Senegal has withdrawn the Cayar Offshore Shallow exploration licence previously held by Atlas Oranto Petroleum, the privately owned oil and gas company linked to Nigerian billionaire Arthur Eze, ending a permit that dates back to 2008.
The offshore block about 3,600 square kilometres north of the Dakar peninsula, had long been viewed as oil-prone.
But Senegal says the acreage remained largely stagnant: no wells were drilled, and work on the licence fell short of what was expected over the years.
What Senegal says went wrong
Senegal’s core argument is straightforward: financial and contractual obligations were not met, and exploration activity stayed too thin for too long.
According to an industry-facing statement summarising the government’s position, the Ministry of Energy and Petroleum had issued formal notices requesting sufficient financial guarantees to enable the contractual work programme.
Senegal says those guarantees were not provided within the required timeframe, creating grounds, under its petroleum laws and contractual framework, to withdraw the licence and revert the block to the state.
Separate reporting around the revocation points to the same compliance issues: repeated failure to provide required bank guarantees, plus minimal exploration work despite extensions granted over the years.
In plain terms, Senegal is signalling that holding acreage is not enough. The government wants proof of capacity, money in place, work programme executed, timelines respected.
Why the timing matters
Although the withdrawal was formalised in September 2025 under the supervision of Energy Minister Birame Soulèye Diop, the details have gained wider attention in January 2026 as Senegal intensifies oversight of legacy licences.

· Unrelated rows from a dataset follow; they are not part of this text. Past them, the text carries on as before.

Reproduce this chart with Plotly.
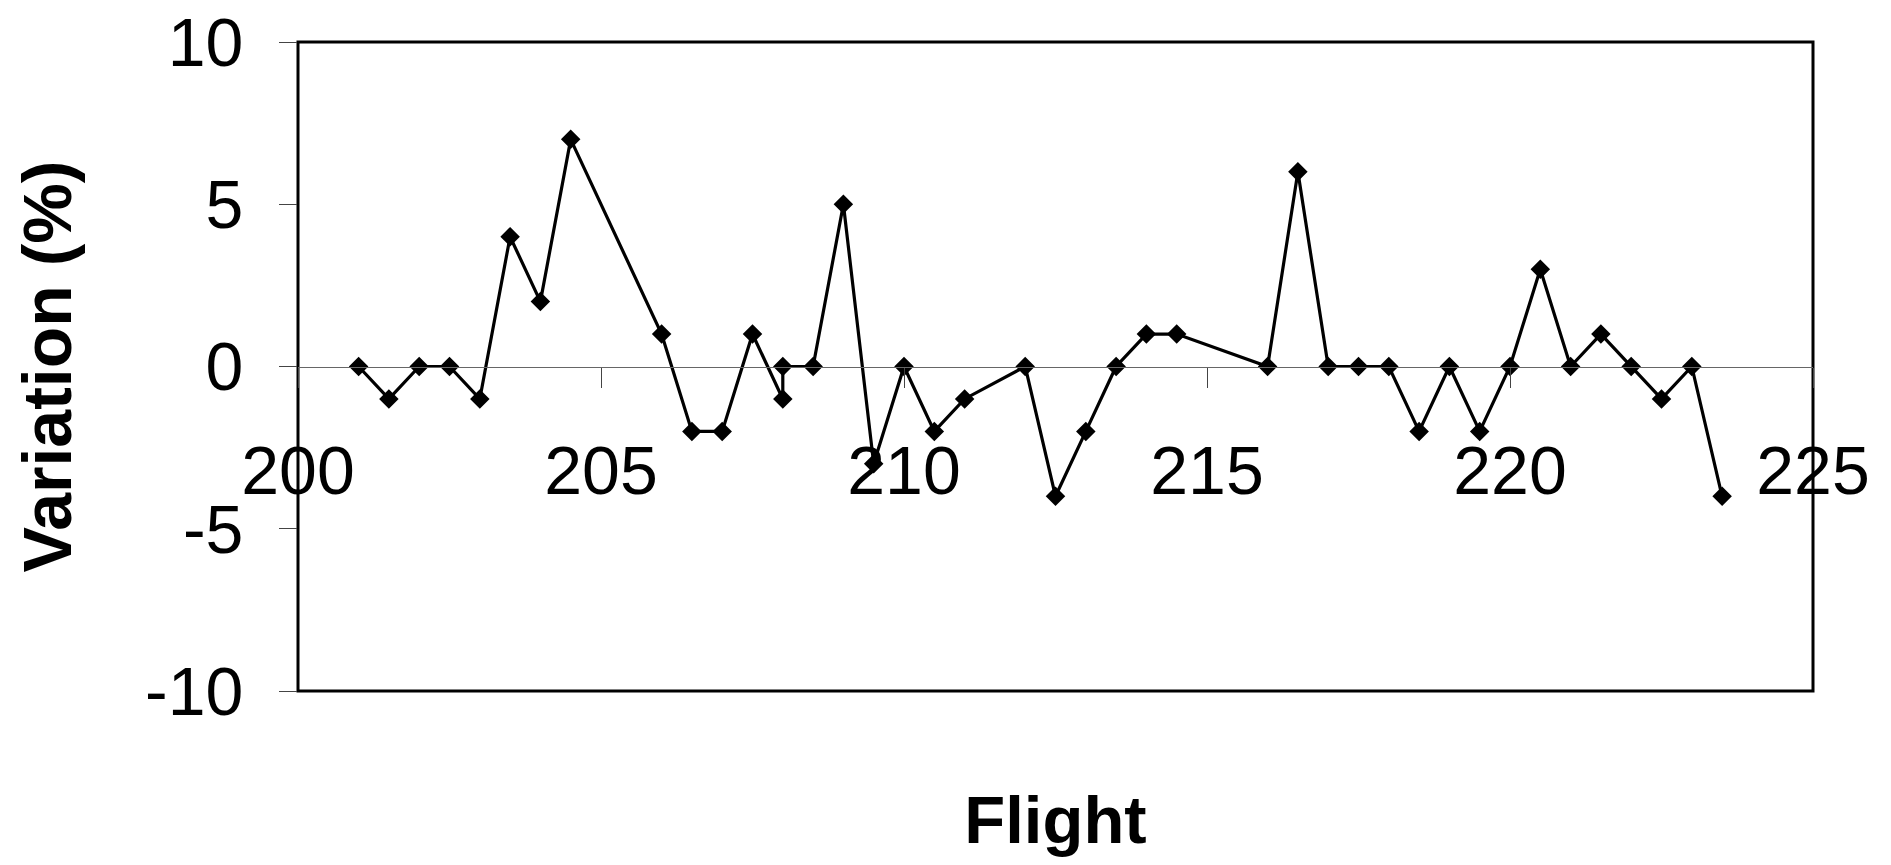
import plotly.graph_objects as go

flights = [201, 201.5, 202, 202.5, 203, 203.5, 204, 204.5,
           206, 206.5, 207, 207.5, 208, 208, 208.5, 209, 209.5,
           210, 210.5, 211, 212, 212.5, 213, 213.5, 214, 214.5,
           216, 216.5, 217, 217.5, 218, 218.5, 219, 219.5, 220,
           220.5, 221, 221.5, 222, 222.5, 223, 223.5]
variation = [0, -1, 0, 0, -1, 4, 2, 7,
             1, -2, -2, 1, -1, 0, 0, 5, -3,
             0, -2, -1, 0, -4, -2, 0, 1, 1,
             0, 6, 0, 0, 0, -2, 0, -2, 0,
             3, 0, 1, 0, -1, 0, -4]

x_ticks = [200, 205, 210, 215, 220, 225]
y_ticks = [-10, -5, 0, 5, 10]

FONT = "Liberation Sans, Arial, sans-serif"

fig = go.Figure()
fig.add_trace(go.Scatter(
    x=flights, y=variation, mode="lines+markers",
    line=dict(color="black", width=3.2),
    marker=dict(symbol="diamond", size=15, color="black"),
    showlegend=False, cliponaxis=False,
))
# empty trace so the zero-crossing axis gets drawn
fig.add_trace(go.Scatter(x=[], y=[], xaxis="x2", yaxis="y",
                         showlegend=False, hoverinfo="skip"))

fig.update_layout(
    width=1891, height=865,
    margin=dict(l=298, r=78, t=42, b=174, autoexpand=False),
    paper_bgcolor="white", plot_bgcolor="white",
    font=dict(family=FONT, color="black"),
    xaxis=dict(
        range=[200, 225], showgrid=False, zeroline=False,
        showticklabels=False, ticks="", showline=False, automargin=False,
        title=dict(text="<b>Flight</b>", font=dict(size=67, family=FONT), standoff=105),
    ),
    xaxis2=dict(
        overlaying="x", anchor="free", position=0.5, side="bottom",
        range=[200, 225], tickmode="array", tickvals=x_ticks,
        ticktext=[str(v) for v in x_ticks],
        showgrid=False, zeroline=False, automargin=False,
        showline=True, linecolor="#666", linewidth=1.2,
        ticks="outside", ticklen=20, tickwidth=1.3, tickcolor="#444",
        tickfont=dict(size=68, family=FONT), ticklabelstandoff=25,
        ticklabeloverflow="allow",
    ),
    yaxis=dict(
        range=[-10, 10], tickmode="array", tickvals=y_ticks,
        ticktext=[str(v) for v in y_ticks],
        showgrid=False, zeroline=False, showline=False, automargin=False,
        ticks="outside", ticklen=18, tickwidth=1.3, tickcolor="#444",
        tickfont=dict(size=68, family=FONT), ticklabelstandoff=22,
        ticklabeloverflow="allow",
        title=dict(text="<b>Variation (%)</b>", font=dict(size=68, family=FONT), standoff=51),
    ),
    shapes=[dict(type="rect", xref="paper", yref="paper", x0=0, x1=1, y0=0, y1=1,
                 line=dict(color="black", width=3), layer="below")],
)

fig.write_html("out.html",
               config={"displayModeBar": False},
               post_script="document.body.style.margin='0';document.body.style.overflow='hidden';")
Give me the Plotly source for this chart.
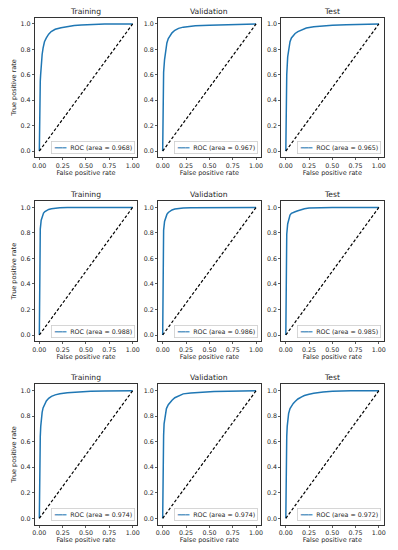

The broader political context is also important. Senegal has framed the move as part of a tougher approach to petroleum governance under President Bassirou Diomaye Faye’s administration, raising the bar for who holds strategic upstream rights and under what conditions.
The bigger message: no more “speculative” licence holding
Senegal is not the only African jurisdiction reassessing old exploration arrangements that produced little activity. Across the continent, regulators are increasingly intolerant of “dormant” licences, blocks held for years without the investment needed to convert potential into drilling, discoveries, and production.
That logic is explicit in how Senegal has explained this decision: petroleum rights must translate into real investment, not long-term optionality.
For Senegal, reacquiring the Cayar Offshore Shallow block creates optionality for the state, not the licence holder, allowing authorities to reassess the acreage and decide whether to re-license it under stricter terms or fold it into future licensing initiatives.
What this means for Atlas Oranto’s regional posture
The Senegal decision is also drawing attention to Atlas Oranto’s wider West African footprint, where regulators are taking different approaches depending on their priorities and risk tolerance.
In Liberia, for example, the country’s petroleum authorities moved in the opposite direction in 2025, signing four production-sharing contracts with Atlas/Oranto covering offshore blocks including LB-15, LB-16, LB-22 and LB-24, with announced signature bonuses and substantial investment projections aimed at restarting a sector that had seen limited activity for years.
That contrast matters. It suggests a regional reality: governments will still do deals, but patience is shrinking, and enforcement is returning as a central theme.
The same company can be welcomed in one market and sanctioned in another, depending on execution history, compliance posture, and the host government’s urgency to monetise resources.
A sharper era of upstream enforcement
For investors and operators, Senegal’s action sends a clear signal about how the next phase of African upstream governance will work:
Senegal is emphasising contractual discipline, especially around bank guarantees, financial capacity, and credible work programmes.
This is consistent with a broader continental push to re-price risk, reduce non-performing acreage, and accelerate development. Nigeria’s current strategy in its own licensing efforts shows the other side of the same coin, using policy changes to attract bidders while still tightening process rules.
In Nigeria’s 2025 licensing round, the regulator announced a reduction of signature bonuses to a $3 million–$7 million range to lower entry barriers and stimulate new investment.
Different tactics, same end goal: get serious capital into the ground, not paper promises on the shelf.